Felix Götz hat mit seinem Forschungsteam die Ergebnisse dieser Versuche vor kurzem in der Fachzeitschrift Scientific Reports veröffentlicht.
Wie weit gehorchen wir?
Einen Käfer zu töten – da haben die meisten Menschen erstmal Hemmungen. Besonders, wenn er in einem Reagenzglas ist und uns nicht weiter stört. Bei ähnlichen Versuchen mit Fischen weigerten sich alle Teilnehmer, die Tiere zu töten. Doch in den Versuchen von Götz und seinen Kollegen und Kolleginnen drücken viele den Knopf – Käfer zu töten, scheint für viele noch zu gehen.
Doch nicht ohne Widerstand. Zögerten die Versuchspersonen, das Tier zu zermahlen, wies der Versuchsleiter sie wieder an, es zu tun – er trage die Verantwortung – es ginge hier um eine wissenschaftliche Fragestellung. Erst beim dritten NEIN der Versuchsperson wurde das Experiment abgebrochen.
Natürlich ist den Käfern bei diesem Versuch nichts passiert, die Kaffeemühlen waren so präpariert, dass es nur so aussah, als wären sie zermahlen worden. Doch das wussten die Versuchspersonen nicht. Das Ergebnis der Studie überraschte auch den Autor.
Zwar wurde ihnen auch am Anfang gesagt, dass sie jederzeit mit den Versuchen aufhören können. Doch eben nur ein Mal. In einer Kontrollgruppe wurden die Versuchspersonen immer wieder darauf hingewiesen, dass sie selbst entscheiden dürfen, was sie mitmachen und was nicht. In dieser Gruppe wurden deutlich weniger Käfer vermeintlich zermahlen.

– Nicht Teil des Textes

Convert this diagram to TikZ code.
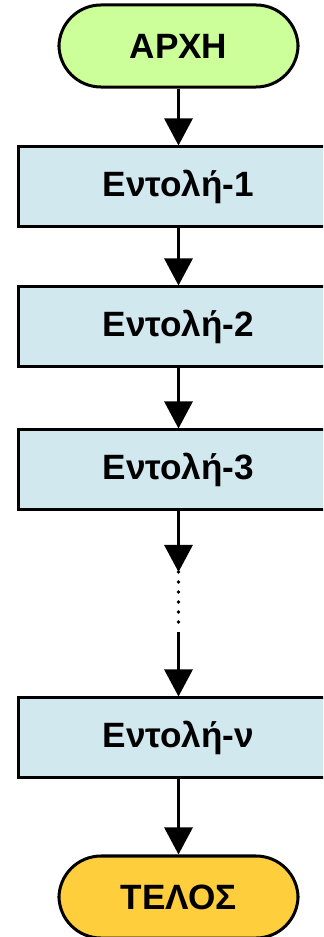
\documentclass[tikz,border=0pt]{standalone}
\usepackage{fontspec}
\setmainfont{Liberation Sans}
\usetikzlibrary{arrows.meta}

\definecolor{startgreen}{RGB}{204,255,153}
\definecolor{cmdblue}{RGB}{208,232,238}
\definecolor{stopgold}{RGB}{255,206,60}

\begin{document}
\begin{tikzpicture}[x=0.025cm, y=-0.025cm, line width=0.075cm,
    font=\fontsize{25}{30}\selectfont\bfseries,
    term/.style={draw, rectangle, rounded corners=1.05cm, minimum width=5.975cm, minimum height=2.05cm},
    cmd/.style={draw, rectangle, fill=cmdblue, minimum width=7.975cm, minimum height=1.975cm},
    arrow/.style={-{Triangle[width=0.7cm, length=0.675cm]}}]
  \useasboundingbox (0,0) rectangle (323,937);
  \clip (0,0) rectangle (323,937);

  \node[name=start, term, fill=startgreen] at (178.5,46) {ΑΡΧΗ};
  \node[name=c1, cmd] at (178.5,186.5) {Εντολή-1};
  \node[name=c2, cmd] at (178.5,326.5) {Εντολή-2};
  \node[name=c3, cmd] at (178.5,469.5) {Εντολή-3};
  \coordinate (d1) at (178.5,572);
  \coordinate (d2) at (178.5,632);
  \node[name=cn, cmd] at (178.5,737.5) {Εντολή-ν};
  \node[name=stop, term, fill=stopgold] at (178.5,897) {ΤΕΛΟΣ};

  \draw[arrow] (start) -- (c1);
  \draw[arrow] (c1) -- (c2);
  \draw[arrow] (c2) -- (c3);
  \draw[arrow] (c3) -- (d1);
  \draw[line width=0.09cm, line cap=round, dash pattern=on 0pt off 0.25cm] (d1) -- (d2);
  \draw[arrow] (d2) -- (cn);
  \draw[arrow] (cn) -- (stop);
\end{tikzpicture}
\end{document}
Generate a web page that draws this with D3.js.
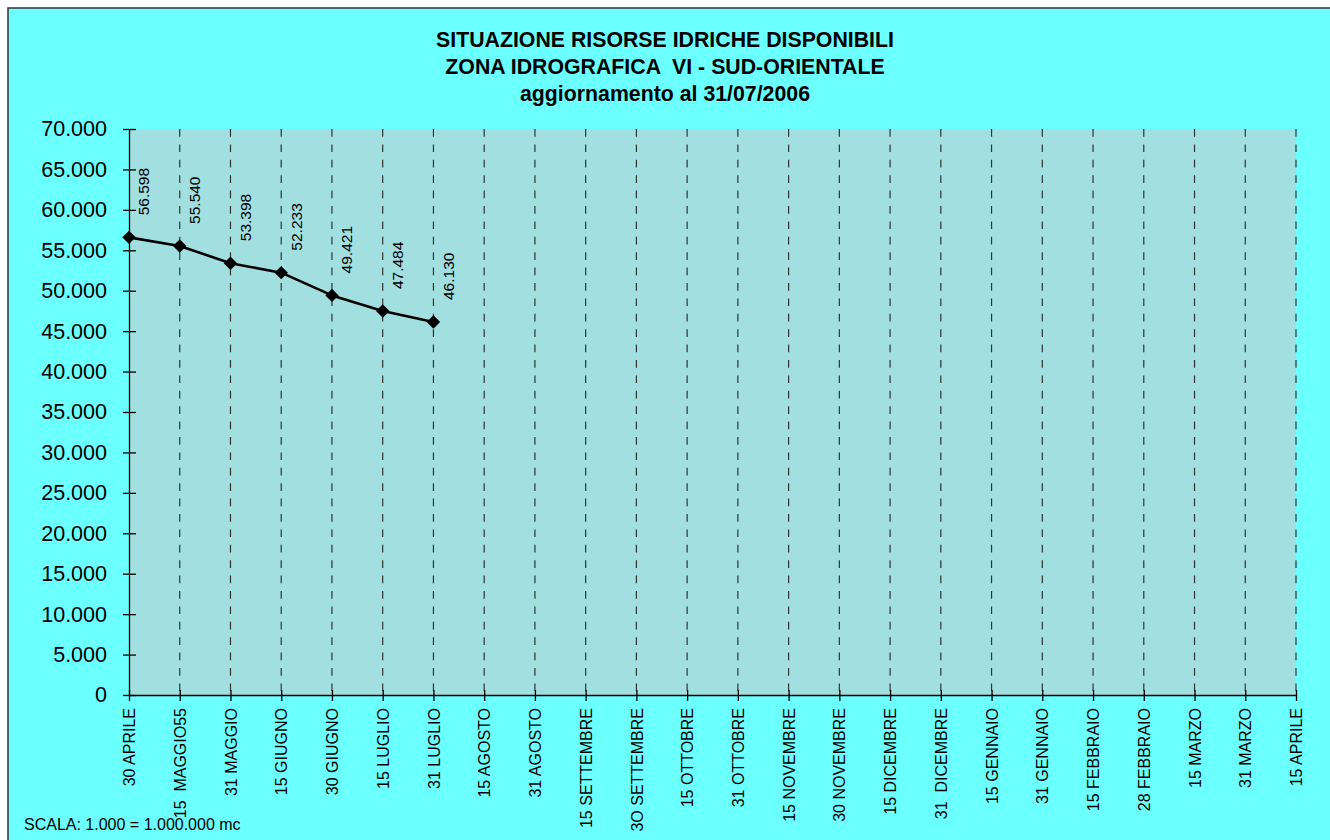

Bei vielen dürfe bei diesen Versuchen die berühmten Milgram-Experimente aus den 60er Jahren in den Sinn kommen. Dabei wurden Versuchspersonen angewiesen, einem anderen Menschen Stromstöße zu verpassen, wenn der einen Fehler macht. Das vermeintliche Opfer war ein Schauspieler und wurde nicht wirklich gefoltert. Doch das wusste die Versuchsperson nicht, sie hielt die Stromstöße für echt. Trotzdem: Viele gehorchten auf die Anweisung – selbst, als die Stromstöße eine tödliche Stärke erreichten. Diese Experimente waren sehr eindrucksvoll. Heute könnte man solche Versuche nicht mehr durchführen, ethisch ist das kaum vertretbar.
Doch für Felix Götz ist auch eine andere Fragestellung interessant, als in den Experimenten von Stanley Milgram:
Verantwortungsgefühl in "brenzligen" Situationen
Ihm ging es eigentlich mehr darum:
Dafür führten die Psychologen und Psychologinnen noch weitere Versuche durch: Bei einer weiteren Versuchsreihe, bei der vermeintlich ein Käfer getötet wurde, fragten sie ab, wie verantwortlich sich die Menschen für ihre Taten fühlen.
Eine Theorie von Stanley Milgram besagt nämlich, dass Menschen die Verantwortung an den Befehlsgeber abgeben, wenn es brenzlig wird. So können sie auch gehorchen, wenn die Taten gegen ihre eigenen Werte gehen .
Die Ergebnisse aus Regensburg zeigen aber das Gegenteil: Die Versuchspersonen fühlten sich sehr verantwortlich für die Zerstörung der Käfer, deutlich stärker als für die Zerstörung der Kaffeebohnen.
Insgesamt zeigt die Auswertung der Fragebögen und von zusätzlichen Messungen der Hautleitfähigkeit der Probanden während des Versuchs: Die Leute, die gehorchten, fühlten sich unwohl – deutlich mehr, als die Menschen, die sich weigerten und die Käfer am Leben ließen.
Aber wieso machen die Leute dann mit, wenn sie sich sogar körperlich unwohl fühlen? Es zwingt sie ja niemand?
Ein Erklärungsansatz der deutschen Forschenden: Die Menschen sollten nicht einfach als Individuen gesehen werden, die alleine, nur für sich handeln. Denn sie befinden sich ja in einer sozialen Situation.
Dazu komme: Auch der freie Wille sei abhängig von der sozialen Situation. Die Experimente würden zeigen, so Götz: Wenn man die Leute an ihren freien Willen erinnert, verhalten sie sich anders, als wenn man das nicht macht.
Der Mensch habe einen sehr großen Wunsch nach Kooperation, den müsse man mitdenken.
In Zukunft müsse daher weiter erforscht werden, welche Dynamik zwischen dem Befehlsgeber und der gehorchenden Person besteht. Denn eine einzelne Person mit einer Kaffeemühle in der Hand käme wohl in den wenigsten Fällen auf die Idee, einen Käfer darin zu zermahlen.